Problem: Made changes, ran some commands, want to get back to earlier state.

Solution:

  1. Check evolution:

    jj evolog --patch
    
  2. Find the right snapshot: Look through the evolution log for the state you want

  3. Restore from that snapshot:

    jj restore --from <commit-id>  # Restore files from specific snapshot
    

Or use operation log:

jj op log                    # Find operation before changes
jj --at-op=<op-id> show      # View state at that operation
jj op restore <op-id>        # Restore to that operation

Managing Unfinished Work

Problem: Working on something but need to switch tasks.

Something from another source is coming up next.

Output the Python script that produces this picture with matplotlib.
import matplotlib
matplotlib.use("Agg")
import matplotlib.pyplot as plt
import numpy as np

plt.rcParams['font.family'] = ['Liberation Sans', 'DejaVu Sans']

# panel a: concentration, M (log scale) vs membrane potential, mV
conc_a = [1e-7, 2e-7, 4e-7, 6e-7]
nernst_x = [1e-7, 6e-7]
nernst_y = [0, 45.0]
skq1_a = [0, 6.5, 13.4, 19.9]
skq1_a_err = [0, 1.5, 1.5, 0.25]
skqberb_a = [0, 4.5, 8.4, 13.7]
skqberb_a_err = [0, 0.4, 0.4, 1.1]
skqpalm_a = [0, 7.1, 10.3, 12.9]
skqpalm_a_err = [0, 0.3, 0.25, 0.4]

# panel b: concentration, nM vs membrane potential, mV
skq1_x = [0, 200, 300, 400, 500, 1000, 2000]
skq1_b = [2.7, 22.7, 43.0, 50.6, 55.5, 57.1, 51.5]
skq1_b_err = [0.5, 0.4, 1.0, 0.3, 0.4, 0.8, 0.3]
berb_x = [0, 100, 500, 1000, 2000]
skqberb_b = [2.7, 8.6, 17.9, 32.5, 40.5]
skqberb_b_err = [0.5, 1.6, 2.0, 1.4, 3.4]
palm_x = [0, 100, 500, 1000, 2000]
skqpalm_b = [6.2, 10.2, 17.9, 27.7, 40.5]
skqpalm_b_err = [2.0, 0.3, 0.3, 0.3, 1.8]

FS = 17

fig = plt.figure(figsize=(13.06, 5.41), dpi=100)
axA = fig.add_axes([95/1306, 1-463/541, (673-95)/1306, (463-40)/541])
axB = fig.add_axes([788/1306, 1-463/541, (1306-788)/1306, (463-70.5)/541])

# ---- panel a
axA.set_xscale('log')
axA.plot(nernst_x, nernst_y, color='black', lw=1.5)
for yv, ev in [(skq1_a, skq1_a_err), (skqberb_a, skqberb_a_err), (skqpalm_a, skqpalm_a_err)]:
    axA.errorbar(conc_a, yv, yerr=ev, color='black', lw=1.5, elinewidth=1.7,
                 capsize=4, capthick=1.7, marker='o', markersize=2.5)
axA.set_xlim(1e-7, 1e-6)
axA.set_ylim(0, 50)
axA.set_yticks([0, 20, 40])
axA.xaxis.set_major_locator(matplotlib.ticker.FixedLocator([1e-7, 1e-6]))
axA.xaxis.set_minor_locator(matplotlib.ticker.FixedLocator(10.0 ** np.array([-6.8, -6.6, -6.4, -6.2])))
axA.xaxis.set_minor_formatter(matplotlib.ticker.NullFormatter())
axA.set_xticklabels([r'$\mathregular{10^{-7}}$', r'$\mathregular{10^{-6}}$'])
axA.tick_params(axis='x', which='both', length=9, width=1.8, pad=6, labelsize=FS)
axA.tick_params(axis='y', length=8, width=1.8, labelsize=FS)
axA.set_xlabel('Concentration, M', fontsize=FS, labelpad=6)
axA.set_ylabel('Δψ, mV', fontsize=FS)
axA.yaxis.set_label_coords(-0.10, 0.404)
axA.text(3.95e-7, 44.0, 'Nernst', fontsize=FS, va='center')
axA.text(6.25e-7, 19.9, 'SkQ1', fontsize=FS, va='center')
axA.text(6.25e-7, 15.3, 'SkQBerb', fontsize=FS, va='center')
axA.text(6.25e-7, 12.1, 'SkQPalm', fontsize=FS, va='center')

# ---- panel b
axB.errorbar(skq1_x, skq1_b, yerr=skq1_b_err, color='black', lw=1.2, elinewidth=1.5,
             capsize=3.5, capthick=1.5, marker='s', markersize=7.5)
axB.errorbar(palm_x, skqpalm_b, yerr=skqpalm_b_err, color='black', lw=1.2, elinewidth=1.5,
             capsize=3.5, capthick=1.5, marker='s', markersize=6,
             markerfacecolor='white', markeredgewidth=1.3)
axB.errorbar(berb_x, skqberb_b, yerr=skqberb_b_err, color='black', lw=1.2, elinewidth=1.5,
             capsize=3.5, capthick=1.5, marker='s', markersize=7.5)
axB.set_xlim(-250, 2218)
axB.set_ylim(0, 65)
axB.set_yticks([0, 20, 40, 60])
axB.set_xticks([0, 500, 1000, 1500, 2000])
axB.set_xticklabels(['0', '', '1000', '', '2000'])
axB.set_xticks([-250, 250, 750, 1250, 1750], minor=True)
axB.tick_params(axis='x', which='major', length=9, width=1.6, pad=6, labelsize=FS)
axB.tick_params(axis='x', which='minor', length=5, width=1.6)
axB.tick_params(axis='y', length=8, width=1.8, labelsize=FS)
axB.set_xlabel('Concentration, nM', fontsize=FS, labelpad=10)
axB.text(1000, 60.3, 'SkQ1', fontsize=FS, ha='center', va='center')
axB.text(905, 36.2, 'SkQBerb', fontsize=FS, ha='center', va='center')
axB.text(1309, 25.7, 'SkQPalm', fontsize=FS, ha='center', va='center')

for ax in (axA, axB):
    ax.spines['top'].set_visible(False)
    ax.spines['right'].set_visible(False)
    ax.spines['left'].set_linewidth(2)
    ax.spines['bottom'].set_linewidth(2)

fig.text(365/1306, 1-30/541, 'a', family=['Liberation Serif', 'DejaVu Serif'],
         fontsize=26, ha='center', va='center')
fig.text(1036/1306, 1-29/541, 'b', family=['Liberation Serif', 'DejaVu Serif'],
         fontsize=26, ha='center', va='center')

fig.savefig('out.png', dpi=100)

Solution: Just use jj new to stack work, or leave it as-is. Everything is auto-saved.

Option 1: Stack with jj new (recommended)

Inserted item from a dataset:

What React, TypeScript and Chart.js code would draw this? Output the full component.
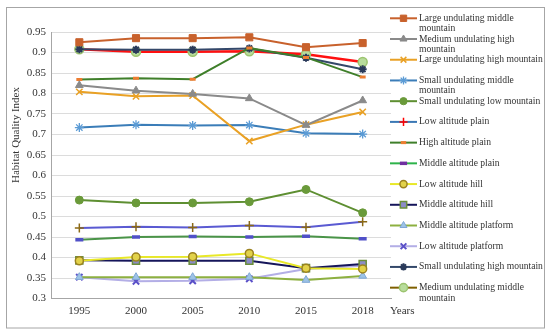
import React, { useEffect, useRef } from 'react';
import { Chart, registerables } from 'chart.js';
import { drawPoint } from 'chart.js/helpers';

Chart.register(...registerables);

const years = ['1995', '2000', '2005', '2010', '2015', '2018'];
const yTickMin = 0.3;
const yTickMax = 0.95;
const yTickStep = 0.05;

const largeUndulatingMiddleMountain = [0.925, 0.935, 0.935, 0.937, 0.913, 0.923];
const mediumUndulatingHighMountain = [0.82, 0.807, 0.799, 0.788, 0.723, 0.783];
const largeUndulatingHighMountain = [0.804, 0.793, 0.795, 0.684, 0.724, 0.755];
const smallUndulatingMiddleMountain = [0.717, 0.724, 0.722, 0.723, 0.703, 0.701];
const smallUndulatingLowMountain = [0.54, 0.533, 0.533, 0.536, 0.566, 0.509];
const lowAltitudePlain = [0.472, 0.475, 0.473, 0.478, 0.474, 0.487];
const highAltitudePlain = [0.834, 0.837, 0.835, 0.911, 0.888, 0.84];
const middleAltitudePlain = [0.443, 0.45, 0.451, 0.45, 0.452, 0.446];
const lowAltitudeHill = [0.392, 0.401, 0.402, 0.41, 0.374, 0.372];
const middleAltitudeHill = [0.393, 0.392, 0.392, 0.392, 0.374, 0.384];
const middleAltitudePlatform = [0.352, 0.352, 0.352, 0.352, 0.345, 0.355];
const lowAltitudePlatform = [0.352, 0.342, 0.343, 0.348, 0.372, 0.38];
const smallUndulatingHighMountain = [0.908, 0.907, 0.907, 0.91, 0.887, 0.859];
const mediumUndulatingMiddleMountain = [0.908, 0.902, 0.902, 0.903, 0.896, 0.877];

const yAxisTitle = 'Habitat Quality Index';
const xAxisTitle = 'Years';

const FONT = "'Liberation Serif', 'Times New Roman', serif";
const TEXT = '#333333';

type Spec = {
  label: string;
  data: number[];
  line: string;
  width: number;
  style: string;
  radius: number;
  bg: string;
  border: string;
  pbw: number;
  legendLine?: string;
  legendBg?: string;
  legendBorder?: string;
};

const specs: Spec[] = [
  { label: 'Large undulating middle mountain', data: largeUndulatingMiddleMountain, line: '#C8612C', width: 2, style: 'rect', radius: 5, bg: '#C8612C', border: '#C8612C', pbw: 1 },
  { label: 'Medium undulating high mountain', data: mediumUndulatingHighMountain, line: '#8A8A8A', width: 2, style: 'triangle', radius: 4.5, bg: '#8A8A8A', border: '#8A8A8A', pbw: 1 },
  { label: 'Large undulating high mountain', data: largeUndulatingHighMountain, line: '#E9A125', width: 2, style: 'crossRot', radius: 4.5, bg: '#E9A125', border: '#E9A125', pbw: 1.5 },
  { label: 'Small undulating middle mountain', data: smallUndulatingMiddleMountain, line: '#3B7DB8', width: 2, style: 'star', radius: 4.5, bg: '#5B9BD5', border: '#5B9BD5', pbw: 1.3 },
  { label: 'Small undulating low mountain', data: smallUndulatingLowMountain, line: '#5E8F32', width: 2, style: 'circle', radius: 4, bg: '#6A9A3A', border: '#6A9A3A', pbw: 1 },
  { label: 'Low altitude plain', data: lowAltitudePlain, line: '#5A5AD2', width: 2, style: 'cross', radius: 4.5, bg: '#8B6914', border: '#8B6914', pbw: 1.5, legendLine: '#3A78B5', legendBg: '#FF0000', legendBorder: '#FF0000' },
  { label: 'High altitude plain', data: highAltitudePlain, line: '#3F7F2A', width: 2, style: 'line', radius: 3, bg: '#ED7D31', border: '#ED7D31', pbw: 3 },
  { label: 'Middle altitude plain', data: middleAltitudePlain, line: '#4A9448', width: 2, style: 'line', radius: 4, bg: '#5050C8', border: '#5050C8', pbw: 3.5, legendLine: '#2DB34A', legendBg: '#7030A0', legendBorder: '#7030A0' },
  { label: 'Low altitude hill', data: lowAltitudeHill, line: '#E8E828', width: 2, style: 'circle', radius: 4, bg: '#E2D24A', border: '#9C8220', pbw: 1.5 },
  { label: 'Middle altitude hill', data: middleAltitudeHill, line: '#15155A', width: 2, style: 'rect', radius: 5, bg: '#8C8CC8', border: '#6B8E3A', pbw: 1.5 },
  { label: 'Middle altitude platform', data: middleAltitudePlatform, line: '#8DB040', width: 2, style: 'triangle', radius: 4.5, bg: '#9DC3E6', border: '#7FA7D6', pbw: 1 },
  { label: 'Low altitude platform', data: lowAltitudePlatform, line: '#B3AEE6', width: 2, style: 'crossRot', radius: 4.5, bg: '#5A50C8', border: '#5A50C8', pbw: 2 },
  { label: 'Small undulating high mountain', data: smallUndulatingHighMountain, line: '#34486A', width: 2, style: 'star', radius: 4, bg: '#2A3A5A', border: '#2A3A5A', pbw: 2 },
  { label: 'Medium undulating middle mountain', data: mediumUndulatingMiddleMountain, line: '#FF1010', width: 2.5, style: 'circle', radius: 4.5, bg: '#B8DC9C', border: '#9CC46F', pbw: 1.5, legendLine: '#7F6000' },
];

function wrapText(ctx: CanvasRenderingContext2D, text: string, maxWidth: number): string[] {
  const words = text.split(' ');
  const lines: string[] = [];
  let cur = '';
  for (const w of words) {
    const test = cur ? cur + ' ' + w : w;
    if (ctx.measureText(test).width > maxWidth && cur) {
      lines.push(cur);
      cur = w;
    } else {
      cur = test;
    }
  }
  if (cur) lines.push(cur);
  return lines;
}

const decorPlugin = {
  id: 'decor',
  afterDraw(chart: any) {
    const ctx: CanvasRenderingContext2D = chart.ctx;
    ctx.save();
    ctx.strokeStyle = '#A6A6A6';
    ctx.lineWidth = 1;
    ctx.strokeRect(6.5, 7.5, 538, 320.5);

    ctx.fillStyle = TEXT;
    ctx.font = `11px ${FONT}`;
    ctx.save();
    ctx.translate(16, 135);
    ctx.rotate(-Math.PI / 2);
    ctx.textAlign = 'center';
    ctx.textBaseline = 'middle';
    ctx.fillText(yAxisTitle, 0, 0);
    ctx.restore();

    ctx.textAlign = 'left';
    ctx.textBaseline = 'middle';
    ctx.fillText(xAxisTitle, 390, 311);

    ctx.font = `9.6px ${FONT}`;
    specs.forEach((s, i) => {
      const y = 18.3 + i * 20.72;
      ctx.strokeStyle = s.legendLine ?? s.line;
      ctx.lineWidth = 2;
      ctx.beginPath();
      ctx.moveTo(390, y);
      ctx.lineTo(417, y);
      ctx.stroke();
      ctx.fillStyle = s.legendBg ?? s.bg;
      ctx.strokeStyle = s.legendBorder ?? s.border;
      ctx.lineWidth = s.pbw;
      drawPoint(ctx, { pointStyle: s.style as any, radius: s.radius * 0.9, borderWidth: s.pbw, rotation: 0 } as any, 403.5, y);
      ctx.fillStyle = TEXT;
      ctx.textAlign = 'left';
      ctx.textBaseline = 'middle';
      const lines = wrapText(ctx, s.label, 124);
      lines.forEach((ln, j) => ctx.fillText(ln, 419, y + j * 10.5));
    });
    ctx.restore();
  },
};

export default function App() {
  const ref = useRef<HTMLCanvasElement | null>(null);
  useEffect(() => {
    if (!ref.current) return;
    Chart.defaults.font.family = FONT;
    Chart.defaults.color = TEXT;
    const chart = new Chart(ref.current, {
      type: 'line',
      data: {
        labels: years,
        datasets: specs.map((s) => ({
          label: s.label,
          data: s.data,
          borderColor: s.line,
          backgroundColor: s.bg,
          borderWidth: s.width,
          pointStyle: s.style as any,
          pointRadius: s.radius,
          pointBackgroundColor: s.bg,
          pointBorderColor: s.border,
          pointBorderWidth: s.pbw,
          tension: 0,
          fill: false,
        })),
      },
      options: {
        animation: false,
        responsive: true,
        maintainAspectRatio: false,
        layout: { padding: { top: 32, left: 0, right: 159, bottom: 0 } },
        plugins: {
          legend: { display: false },
          tooltip: { enabled: false },
        },
        scales: {
          x: {
            type: 'category',
            offset: true,
            grid: { display: false, drawTicks: false },
            border: { display: true, color: '#A6A6A6', width: 1 },
            ticks: { font: { size: 11, family: FONT }, color: TEXT, padding: 6, maxRotation: 0 },
            afterFit: (s: any) => { s.height = 37.5; },
          },
          y: {
            min: yTickMin,
            max: yTickMax,
            grid: { color: '#DCDCDC', drawTicks: false, lineWidth: 1 },
            border: { display: true, color: '#A6A6A6', width: 1 },
            ticks: {
              stepSize: yTickStep,
              font: { size: 11, family: FONT },
              color: TEXT,
              padding: 5,
              callback: (v: any) => String(Number(Number(v).toFixed(2))),
            },
            afterFit: (s: any) => { s.width = 51; },
          },
        },
      },
      plugins: [decorPlugin],
    });
    return () => chart.destroy();
  }, []);
  return (
    <div style={{ position: 'absolute', left: 0, top: 0, width: 550, height: 336, background: '#fff' }}>
      <canvas ref={ref} />
    </div>
  );
}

# Your current work is auto-saved in @
jj new  # Creates new commit, moves @ to child

# Now @ is empty and ready for new work
# Previous work is in @- (parent)

Option 2: Just switch (works too)

# Your work is auto-snapshotted
jj edit <other-commit>  # Switch to other commit

# Changes in working directory are saved automatically
# Return later: jj edit <original-change-id>

Option 3: Describe and continue (explicit)

# Describe current work
jj describe -m "WIP: feature in progress"

# Create new commit for next task
jj new -m "Start other task"

Preventing Commits of Certain Files

Problem: Want to keep scratch files without committing them.

Solutions:

1. Use .gitignore (simplest)

# Add to .gitignore
echo "scratch/" >> .gitignore
echo "*.tmp" >> .gitignore

# These files won't be auto-tracked

2. Configure snapshot.auto-track

# ~/.jjconfig.toml
[snapshot]
auto-track = "none"  # Don't auto-track new files
# Or use glob patterns
auto-track = "glob:src/**"  # Only track src/

3. Use separate directory

# Keep scratch work outside repo
mkdir ~/scratch-work/myproject
# Work there for temporary stuff

Auto-Tracking Configuration

Control what gets auto-tracked:

# ~/.jjconfig.toml or .jj/repo/config.toml
[snapshot]
# Options:
# - "all" (default): Track all new files
# - "none": Don't track any new files
# - glob patterns: Track only matching files
auto-track = "all"

Examples:

# Only track source files
[snapshot]
auto-track = "glob:src/**/*.rs"

# Track everything except scratch
[snapshot]
auto-track = "!glob:scratch/**"

# Don't auto-track new files
[snapshot]
auto-track = "none"

With auto-track = "none":

# Manually add files
jj file track path/to/file

# Or add temporarily
jj file track --temporary path/to/file

When to Use This Skill

Use this skill when:

  • ✅ Understanding how @ works
  • ✅ Viewing working copy history
  • ✅ Recovering lost or overwritten changes
  • ✅ Managing unfinished or WIP work
  • ✅ Configuring auto-tracking behavior
  • ✅ Understanding jj's safety guarantees

Don't use this skill for:

  • ❌ Operation history (see jj-operations skill)
  • ❌ Undo operations (see jj-undo skill)
  • ❌ Commit organization (see commit-curation skill)

Progressive Disclosure

For detailed FAQ answers and advanced patterns:

📚 See detailed docs: faq-reference.md

This includes:

  • Complete FAQ answers about working copy
  • Advanced evolog patterns
  • Private changes workflow
  • Moving changes between commits
  • Configuration details

Quick Reference

# Working copy inspection
jj status                      # Show working copy changes
jj log -r @                    # Show current commit
jj diff -r @                   # Show working copy diff

# Evolution history
jj evolog                      # Show @ evolution
jj evolog --patch              # With diffs
jj evolog -r <change-id>       # Specific change evolution
jj obslog                      # Alias for evolog

# Recovery
jj restore --from <commit-id>  # Restore files from snapshot
jj op log                      # View operation history
jj op restore <op-id>          # Restore to operation

# Auto-tracking
jj file track <path>           # Track specific file
jj file untrack <path>         # Untrack file

Remember

Every jj command snapshots your work first. You can't lose uncommitted changes. Use jj evolog to see the history of your working copy, and jj op log to see all operations that created snapshots.